Get your head out of the gutter. It's Kinky because today's "Flashback Friday" segment features Ray Davies of The Kinks!
I had the honor of interviewing him a few times, but today we went back to our first meeting, at Los Angeles' KSCA fm 101.9. I can't find the exact date, but it was somewhere around 1995 or 96. Ray had just published his book X-Ray: The Unauthorized Biography, and was in town for a series of shows called "20th Century Man" which wound up being the blueprint for VH1's Storyteller series!
Needless to say, that interview was one of the highlights of my career. If you listen and hear a bit of flirting going on, you're not mistaken. A few months later when Ray was back in LA, we actually went out to dinner. Nothing more, in case you were wondering. He was a perfect gentleman.
In the first hour of today's show, we looked back at some of this years' Supreme Court decisions.
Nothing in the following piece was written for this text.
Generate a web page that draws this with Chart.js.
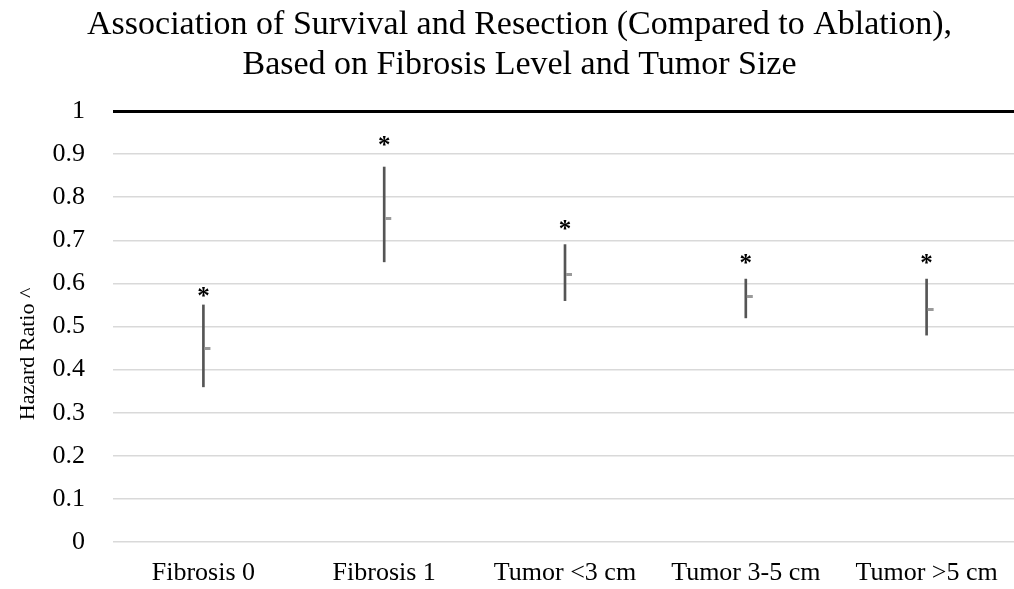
<!DOCTYPE html>
<html>
<head>
<meta charset="utf-8">
<script src="https://cdn.jsdelivr.net/npm/chart.js@4.4.1/dist/chart.umd.min.js"></script>
<style>
  html, body { margin: 0; padding: 0; background: #fff; overflow: hidden; }
  #wrap { position: absolute; left: 0; top: 0; width: 1014px; height: 589px; overflow: hidden; }
  canvas { display: block; }
</style>
</head>
<body>
<div id="wrap"><canvas id="c" width="1022" height="589"></canvas></div>
<script>
const categories = ['Fibrosis 0', 'Fibrosis 1', 'Tumor <3 cm', 'Tumor 3-5 cm', 'Tumor >5 cm'];
const hazardRatio = [0.45, 0.75, 0.62, 0.57, 0.54];
const ciLower = [0.36, 0.65, 0.56, 0.52, 0.48];
const ciUpper = [0.55, 0.87, 0.69, 0.61, 0.61];
const starLevel = [0.58, 0.93, 0.735, 0.655, 0.655];
const yTickLabels = ['0', '0.1', '0.2', '0.3', '0.4', '0.5', '0.6', '0.7', '0.8', '0.9', '1'];
const titleLines = ['Association of Survival and Resection (Compared to Ablation),', 'Based on Fibrosis Level and Tumor Size'];
const yAxisTitle = 'Hazard Ratio ^';

const SERIF = "'Liberation Serif', 'Times New Roman', serif";

// small gray tick to the right of the CI line marking the point estimate
const tickImg = document.createElement('canvas');
tickImg.width = 16; tickImg.height = 3;
(function () {
  const g = tickImg.getContext('2d');
  g.fillStyle = '#9a9a9a';
  g.fillRect(9, 0, 6, 3);
})();

const starPlugin = {
  id: 'stars',
  afterDatasetsDraw(chart) {
    const idx = chart.data.datasets.findIndex(d => d.label === 'stars');
    const meta = chart.getDatasetMeta(idx);
    const ctx = chart.ctx;
    ctx.save();
    ctx.fillStyle = '#000';
    ctx.font = 'bold 25px ' + SERIF;
    ctx.textAlign = 'center';
    ctx.textBaseline = 'alphabetic';
    meta.data.forEach(pt => {
      ctx.fillText('*', pt.x, pt.y + 11.5);
    });
    ctx.restore();
  }
};

new Chart(document.getElementById('c'), {
  data: {
    labels: categories,
    datasets: [
      {
        type: 'bar',
        label: 'CI',
        data: ciLower.map((lo, i) => [lo, ciUpper[i]]),
        backgroundColor: '#555555',
        borderWidth: 0,
        barThickness: 2,
        order: 2
      },
      {
        type: 'line',
        label: 'HR',
        data: hazardRatio,
        showLine: false,
        pointStyle: tickImg,
        pointRadius: 4,
        order: 1
      },
      {
        type: 'line',
        label: 'stars',
        data: starLevel,
        showLine: false,
        pointRadius: 0,
        order: 0
      }
    ]
  },
  options: {
    responsive: false,
    devicePixelRatio: 1,
    animation: false,
    layout: { padding: { left: 18, right: 1, top: 0, bottom: 0 } },
    plugins: {
      legend: { display: false },
      tooltip: { enabled: false },
      title: {
        display: true,
        text: titleLines,
        color: '#000',
        font: { family: SERIF, size: 34, weight: 'normal', lineHeight: 40 / 34 },
        padding: { top: 5, bottom: 26 }
      }
    },
    scales: {
      x: {
        offset: true,
        afterFit(scale) { scale.height = 47; },
        grid: { display: false, drawTicks: false },
        border: { display: false },
        ticks: {
          color: '#000',
          font: { family: SERIF, size: 26 },
          padding: 16,
          maxRotation: 0,
          autoSkip: false
        }
      },
      y: {
        min: 0,
        max: 1,
        afterFit(scale) { scale.width = 95; },
        grid: {
          drawTicks: false,
          color: ctx => (ctx.tick && ctx.tick.value === 1) ? '#000' : '#d9d9d9',
          lineWidth: ctx => (ctx.tick && ctx.tick.value === 1) ? 3 : 1.5
        },
        border: { display: false },
        ticks: {
          stepSize: 0.1,
          color: '#000',
          font: { family: SERIF, size: 26 },
          padding: 28,
          callback: (v, i) => yTickLabels[i]
        },
        title: {
          display: true,
          text: yAxisTitle + '\u2002\u2002\u2002\u2002\u2002',
          color: '#000',
          font: { family: SERIF, size: 22 },
          padding: { top: -3, bottom: 0 }
        }
      }
    }
  },
  plugins: [starPlugin]
});
</script>
</body>
</html>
A great rundown of the bigger decisions rendered in 2014 is published here, courtesy of the NY Times.
We'll have to wait until Monday for the final two decisions for this term-including the Hobby Lobby case, but I'm still reeling from yesterday's unanimous decision in McCullen v. Coakley that ruled the buffer zone around abortion clinics in MA violated the First Amendment.
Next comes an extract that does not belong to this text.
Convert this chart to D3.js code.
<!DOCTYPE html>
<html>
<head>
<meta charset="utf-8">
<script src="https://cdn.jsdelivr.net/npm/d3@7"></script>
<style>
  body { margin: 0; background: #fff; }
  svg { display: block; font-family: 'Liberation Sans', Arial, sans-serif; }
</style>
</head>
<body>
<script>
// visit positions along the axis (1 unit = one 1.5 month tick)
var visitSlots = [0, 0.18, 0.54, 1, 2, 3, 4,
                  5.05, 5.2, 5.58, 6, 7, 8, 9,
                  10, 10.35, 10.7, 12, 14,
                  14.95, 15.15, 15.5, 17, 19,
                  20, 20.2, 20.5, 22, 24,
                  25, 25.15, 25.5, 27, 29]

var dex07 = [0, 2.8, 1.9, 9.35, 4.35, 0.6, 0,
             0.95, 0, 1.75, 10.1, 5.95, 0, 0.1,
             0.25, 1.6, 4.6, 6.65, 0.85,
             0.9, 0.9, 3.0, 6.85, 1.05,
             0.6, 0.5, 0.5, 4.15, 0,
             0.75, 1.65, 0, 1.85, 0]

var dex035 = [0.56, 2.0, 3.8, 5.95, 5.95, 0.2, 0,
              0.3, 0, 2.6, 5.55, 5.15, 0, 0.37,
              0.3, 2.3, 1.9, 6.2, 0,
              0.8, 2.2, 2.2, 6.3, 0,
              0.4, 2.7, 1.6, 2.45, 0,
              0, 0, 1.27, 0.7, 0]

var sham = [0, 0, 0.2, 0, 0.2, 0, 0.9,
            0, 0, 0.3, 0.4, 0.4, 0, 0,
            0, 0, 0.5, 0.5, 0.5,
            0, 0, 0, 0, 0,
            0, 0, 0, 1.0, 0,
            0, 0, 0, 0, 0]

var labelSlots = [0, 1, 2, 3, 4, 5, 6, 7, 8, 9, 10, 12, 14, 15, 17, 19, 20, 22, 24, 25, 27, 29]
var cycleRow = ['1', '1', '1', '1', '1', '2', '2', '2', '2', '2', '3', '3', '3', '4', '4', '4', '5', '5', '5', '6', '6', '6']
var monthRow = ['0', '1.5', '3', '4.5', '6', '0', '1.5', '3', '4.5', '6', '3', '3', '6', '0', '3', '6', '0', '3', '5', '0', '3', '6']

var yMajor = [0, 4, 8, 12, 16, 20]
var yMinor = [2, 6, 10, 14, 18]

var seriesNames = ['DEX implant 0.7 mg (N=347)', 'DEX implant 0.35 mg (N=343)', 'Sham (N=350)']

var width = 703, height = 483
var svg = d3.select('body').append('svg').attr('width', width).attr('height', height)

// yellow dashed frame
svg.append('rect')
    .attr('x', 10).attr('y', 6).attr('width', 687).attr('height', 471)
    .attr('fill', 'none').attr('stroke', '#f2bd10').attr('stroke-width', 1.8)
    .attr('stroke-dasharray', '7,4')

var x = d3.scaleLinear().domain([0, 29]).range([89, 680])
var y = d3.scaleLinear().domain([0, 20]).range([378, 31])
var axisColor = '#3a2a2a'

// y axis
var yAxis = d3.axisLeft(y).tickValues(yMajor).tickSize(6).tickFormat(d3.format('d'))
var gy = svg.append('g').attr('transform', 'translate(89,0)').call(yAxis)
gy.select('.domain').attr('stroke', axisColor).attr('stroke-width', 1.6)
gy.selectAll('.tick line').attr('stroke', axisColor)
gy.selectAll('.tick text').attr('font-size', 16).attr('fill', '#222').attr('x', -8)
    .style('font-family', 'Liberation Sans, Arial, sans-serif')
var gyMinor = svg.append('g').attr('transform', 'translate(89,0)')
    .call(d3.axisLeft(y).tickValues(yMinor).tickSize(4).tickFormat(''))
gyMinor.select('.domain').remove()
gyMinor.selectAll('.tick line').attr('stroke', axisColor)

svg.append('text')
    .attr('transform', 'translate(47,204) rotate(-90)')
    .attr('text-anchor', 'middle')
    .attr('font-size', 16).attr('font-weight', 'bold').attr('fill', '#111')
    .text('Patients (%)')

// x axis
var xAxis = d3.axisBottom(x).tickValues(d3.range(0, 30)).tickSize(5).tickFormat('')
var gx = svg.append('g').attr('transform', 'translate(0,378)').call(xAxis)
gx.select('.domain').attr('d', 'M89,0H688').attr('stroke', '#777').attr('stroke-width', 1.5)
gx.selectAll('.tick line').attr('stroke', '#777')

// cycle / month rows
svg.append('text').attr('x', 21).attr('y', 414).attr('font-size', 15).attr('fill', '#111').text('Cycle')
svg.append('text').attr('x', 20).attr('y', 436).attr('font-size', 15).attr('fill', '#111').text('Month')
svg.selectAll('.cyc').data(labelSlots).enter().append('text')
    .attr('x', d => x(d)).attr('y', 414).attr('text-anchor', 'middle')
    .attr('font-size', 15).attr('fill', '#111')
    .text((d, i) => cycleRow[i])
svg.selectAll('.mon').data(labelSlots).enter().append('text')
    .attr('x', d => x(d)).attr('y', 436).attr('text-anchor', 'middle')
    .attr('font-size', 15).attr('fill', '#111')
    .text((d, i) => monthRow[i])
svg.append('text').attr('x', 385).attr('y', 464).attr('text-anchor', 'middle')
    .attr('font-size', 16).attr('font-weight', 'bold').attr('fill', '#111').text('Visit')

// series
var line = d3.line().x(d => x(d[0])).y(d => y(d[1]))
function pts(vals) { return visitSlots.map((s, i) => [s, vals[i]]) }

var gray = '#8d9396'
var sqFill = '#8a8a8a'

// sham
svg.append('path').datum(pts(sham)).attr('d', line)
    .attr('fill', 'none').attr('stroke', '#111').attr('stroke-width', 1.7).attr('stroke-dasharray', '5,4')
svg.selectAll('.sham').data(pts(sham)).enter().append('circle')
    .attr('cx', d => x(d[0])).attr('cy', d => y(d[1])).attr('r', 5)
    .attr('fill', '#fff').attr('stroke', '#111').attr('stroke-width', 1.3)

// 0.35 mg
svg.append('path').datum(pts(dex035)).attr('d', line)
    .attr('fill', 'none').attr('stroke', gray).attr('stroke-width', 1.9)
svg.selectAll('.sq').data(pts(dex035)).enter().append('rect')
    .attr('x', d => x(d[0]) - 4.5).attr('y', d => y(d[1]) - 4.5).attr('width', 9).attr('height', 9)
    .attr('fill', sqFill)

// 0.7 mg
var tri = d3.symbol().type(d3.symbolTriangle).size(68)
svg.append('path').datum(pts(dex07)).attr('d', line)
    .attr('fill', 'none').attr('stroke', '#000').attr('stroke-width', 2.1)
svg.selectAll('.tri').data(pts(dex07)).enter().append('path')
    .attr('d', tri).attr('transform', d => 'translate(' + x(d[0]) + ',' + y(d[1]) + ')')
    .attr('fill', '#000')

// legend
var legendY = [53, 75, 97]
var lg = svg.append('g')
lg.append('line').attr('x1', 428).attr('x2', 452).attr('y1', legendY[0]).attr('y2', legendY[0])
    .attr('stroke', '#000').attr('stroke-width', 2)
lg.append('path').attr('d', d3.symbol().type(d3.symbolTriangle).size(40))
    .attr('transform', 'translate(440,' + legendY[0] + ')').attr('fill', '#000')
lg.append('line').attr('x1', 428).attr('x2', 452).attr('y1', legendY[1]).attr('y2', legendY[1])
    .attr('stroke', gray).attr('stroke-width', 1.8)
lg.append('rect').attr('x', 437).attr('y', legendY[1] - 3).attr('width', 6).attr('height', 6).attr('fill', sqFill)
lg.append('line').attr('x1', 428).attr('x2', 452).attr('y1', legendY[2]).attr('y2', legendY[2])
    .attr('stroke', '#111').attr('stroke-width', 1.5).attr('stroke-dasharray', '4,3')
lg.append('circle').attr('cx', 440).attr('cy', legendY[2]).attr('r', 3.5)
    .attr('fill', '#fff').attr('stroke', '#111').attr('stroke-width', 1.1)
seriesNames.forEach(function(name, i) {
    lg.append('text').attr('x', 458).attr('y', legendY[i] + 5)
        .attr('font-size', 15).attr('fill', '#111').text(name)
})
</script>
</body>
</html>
If you read only one article about this flawed decision, check out Jessica Mason Pieklo of RHRealityCheck's "Don’t Tread on Grandma: The Supreme Court Reframes the Abortion-Free Speech Debate in ‘McCullen’." I can't sum up that article with a short excerpt, so please read the whole thing so you have all the facts. As Pieklo warns,
I hate to say it, but it gets worse: Next term, the Roberts Court will hear the case of Elonis v. United States, a case that questions the constitutionality of laws that criminalize online threatening speech. At the heart of Elonis is a fight over what is and is not a “true threat”—the very question also at the heart of the emerging legal challenges to targeted, individual instances of clinic and provider harassment under the Federal Access to Clinic Entrances (FACE) Act and state-level anti-harassment and anti-stalking laws. The majority in McCullen points to these kinds of laws as proof that the Commonwealth of Massachusetts did not narrowly tailor its buffer zone law enough. If states and localities are so concerned about clinic violence, Roberts writes inMcCullen, then they should look first to these laws, which in the Court’s opinion are far better suited to address instances of violence and harassment. Of course the opinion in McCullen is silent on the looming threats to even those protections.
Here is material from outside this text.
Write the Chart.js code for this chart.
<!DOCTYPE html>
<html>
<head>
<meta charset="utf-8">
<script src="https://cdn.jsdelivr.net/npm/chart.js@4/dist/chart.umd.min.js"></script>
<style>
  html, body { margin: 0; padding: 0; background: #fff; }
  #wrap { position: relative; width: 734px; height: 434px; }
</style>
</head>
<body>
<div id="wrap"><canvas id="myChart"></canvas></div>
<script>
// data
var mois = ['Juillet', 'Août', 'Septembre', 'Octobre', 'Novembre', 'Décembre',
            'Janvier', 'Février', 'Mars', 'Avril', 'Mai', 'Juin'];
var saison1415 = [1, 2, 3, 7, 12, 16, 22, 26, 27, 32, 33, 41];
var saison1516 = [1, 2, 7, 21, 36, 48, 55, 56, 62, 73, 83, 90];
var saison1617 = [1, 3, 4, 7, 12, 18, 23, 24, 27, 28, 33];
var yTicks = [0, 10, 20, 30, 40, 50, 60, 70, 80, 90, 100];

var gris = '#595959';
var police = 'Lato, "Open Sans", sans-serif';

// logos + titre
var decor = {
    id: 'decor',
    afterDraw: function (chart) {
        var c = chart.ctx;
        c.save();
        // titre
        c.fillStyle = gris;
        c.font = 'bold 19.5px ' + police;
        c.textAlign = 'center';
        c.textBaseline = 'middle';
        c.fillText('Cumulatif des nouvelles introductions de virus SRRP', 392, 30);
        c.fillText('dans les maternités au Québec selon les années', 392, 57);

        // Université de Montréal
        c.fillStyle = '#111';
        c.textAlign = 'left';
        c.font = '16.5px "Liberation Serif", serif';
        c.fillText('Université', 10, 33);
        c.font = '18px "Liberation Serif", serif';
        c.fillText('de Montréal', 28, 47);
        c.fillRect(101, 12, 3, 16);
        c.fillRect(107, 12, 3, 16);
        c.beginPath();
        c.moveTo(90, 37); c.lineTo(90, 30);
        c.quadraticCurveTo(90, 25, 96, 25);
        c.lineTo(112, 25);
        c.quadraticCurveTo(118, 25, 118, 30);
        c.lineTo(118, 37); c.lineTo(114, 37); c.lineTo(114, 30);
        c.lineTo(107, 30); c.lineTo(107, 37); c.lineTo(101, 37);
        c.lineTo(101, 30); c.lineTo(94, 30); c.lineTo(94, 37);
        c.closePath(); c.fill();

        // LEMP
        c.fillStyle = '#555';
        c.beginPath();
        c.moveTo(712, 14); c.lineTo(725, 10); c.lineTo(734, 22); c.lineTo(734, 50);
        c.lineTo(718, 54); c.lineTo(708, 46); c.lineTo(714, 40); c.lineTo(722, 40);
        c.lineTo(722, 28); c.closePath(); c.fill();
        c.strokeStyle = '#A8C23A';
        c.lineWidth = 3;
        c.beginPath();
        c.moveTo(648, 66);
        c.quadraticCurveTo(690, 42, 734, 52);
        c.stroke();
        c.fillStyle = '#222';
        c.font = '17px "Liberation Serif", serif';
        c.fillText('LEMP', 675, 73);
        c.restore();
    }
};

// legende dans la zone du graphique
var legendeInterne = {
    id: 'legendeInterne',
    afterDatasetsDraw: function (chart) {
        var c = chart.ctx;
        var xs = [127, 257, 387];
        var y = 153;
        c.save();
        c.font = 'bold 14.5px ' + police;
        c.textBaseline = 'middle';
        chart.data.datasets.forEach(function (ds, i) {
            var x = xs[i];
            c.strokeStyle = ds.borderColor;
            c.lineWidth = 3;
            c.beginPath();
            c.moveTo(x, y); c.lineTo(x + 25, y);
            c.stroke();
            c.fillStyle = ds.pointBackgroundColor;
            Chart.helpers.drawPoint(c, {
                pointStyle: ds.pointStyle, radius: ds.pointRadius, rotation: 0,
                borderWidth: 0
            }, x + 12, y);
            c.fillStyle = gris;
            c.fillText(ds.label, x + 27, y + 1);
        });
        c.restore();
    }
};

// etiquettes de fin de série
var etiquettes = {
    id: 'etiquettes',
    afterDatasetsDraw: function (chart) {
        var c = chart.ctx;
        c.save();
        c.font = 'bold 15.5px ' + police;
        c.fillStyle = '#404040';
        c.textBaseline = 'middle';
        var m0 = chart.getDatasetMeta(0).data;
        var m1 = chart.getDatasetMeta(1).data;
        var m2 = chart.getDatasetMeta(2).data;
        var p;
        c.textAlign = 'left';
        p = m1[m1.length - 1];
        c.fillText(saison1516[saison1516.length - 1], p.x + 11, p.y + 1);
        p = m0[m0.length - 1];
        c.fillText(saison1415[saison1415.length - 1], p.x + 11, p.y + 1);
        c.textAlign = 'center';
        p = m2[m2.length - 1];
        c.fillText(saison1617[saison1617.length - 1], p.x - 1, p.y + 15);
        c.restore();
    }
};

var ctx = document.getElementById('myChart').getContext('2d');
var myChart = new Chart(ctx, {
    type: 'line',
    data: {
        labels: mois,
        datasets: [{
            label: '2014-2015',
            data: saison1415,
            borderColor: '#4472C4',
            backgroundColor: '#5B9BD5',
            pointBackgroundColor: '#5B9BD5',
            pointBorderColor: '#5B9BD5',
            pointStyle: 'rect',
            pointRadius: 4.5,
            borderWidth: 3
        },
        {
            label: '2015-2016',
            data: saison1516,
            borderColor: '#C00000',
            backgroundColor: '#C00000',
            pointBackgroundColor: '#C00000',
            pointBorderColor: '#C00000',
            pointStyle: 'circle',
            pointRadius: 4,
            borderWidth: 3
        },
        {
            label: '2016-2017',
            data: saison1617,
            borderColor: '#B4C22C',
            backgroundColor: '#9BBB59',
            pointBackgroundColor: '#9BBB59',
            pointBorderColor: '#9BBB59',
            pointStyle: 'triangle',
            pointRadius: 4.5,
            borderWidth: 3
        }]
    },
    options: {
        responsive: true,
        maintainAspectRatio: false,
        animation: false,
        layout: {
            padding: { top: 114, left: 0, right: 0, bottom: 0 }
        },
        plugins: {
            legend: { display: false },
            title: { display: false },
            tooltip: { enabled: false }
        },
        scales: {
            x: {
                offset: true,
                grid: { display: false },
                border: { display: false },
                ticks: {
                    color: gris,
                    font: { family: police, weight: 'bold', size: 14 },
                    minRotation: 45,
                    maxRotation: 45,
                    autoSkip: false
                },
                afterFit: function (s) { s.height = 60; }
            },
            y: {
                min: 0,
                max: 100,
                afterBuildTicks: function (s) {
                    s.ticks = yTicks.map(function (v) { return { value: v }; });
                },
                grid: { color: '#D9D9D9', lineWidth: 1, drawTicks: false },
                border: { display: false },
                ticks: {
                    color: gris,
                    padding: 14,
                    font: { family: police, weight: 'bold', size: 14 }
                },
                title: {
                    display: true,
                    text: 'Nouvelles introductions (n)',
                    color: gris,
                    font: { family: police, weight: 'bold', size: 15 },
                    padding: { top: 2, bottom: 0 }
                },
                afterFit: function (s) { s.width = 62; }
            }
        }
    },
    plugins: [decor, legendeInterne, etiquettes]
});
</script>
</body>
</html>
We couldn't let the week end without awarding one more idiot the "World's Biggest Asshole" award. No, it wasn't the Boehner for declaring that he'll sue President Obama for his executive orders; it wasn't Rush Limpballs for calling the African Americans who voted for Thad Cochran in MS's GOP senatorial primary "Uncle Toms for Thad" or for his calls for the impeachment of President Obama for "doing things that Nixon never even imagined." It wasn't even Glenn Beck for dealing with his stress about Cochran's defeat of teabagger McDaniel by shooting his gun!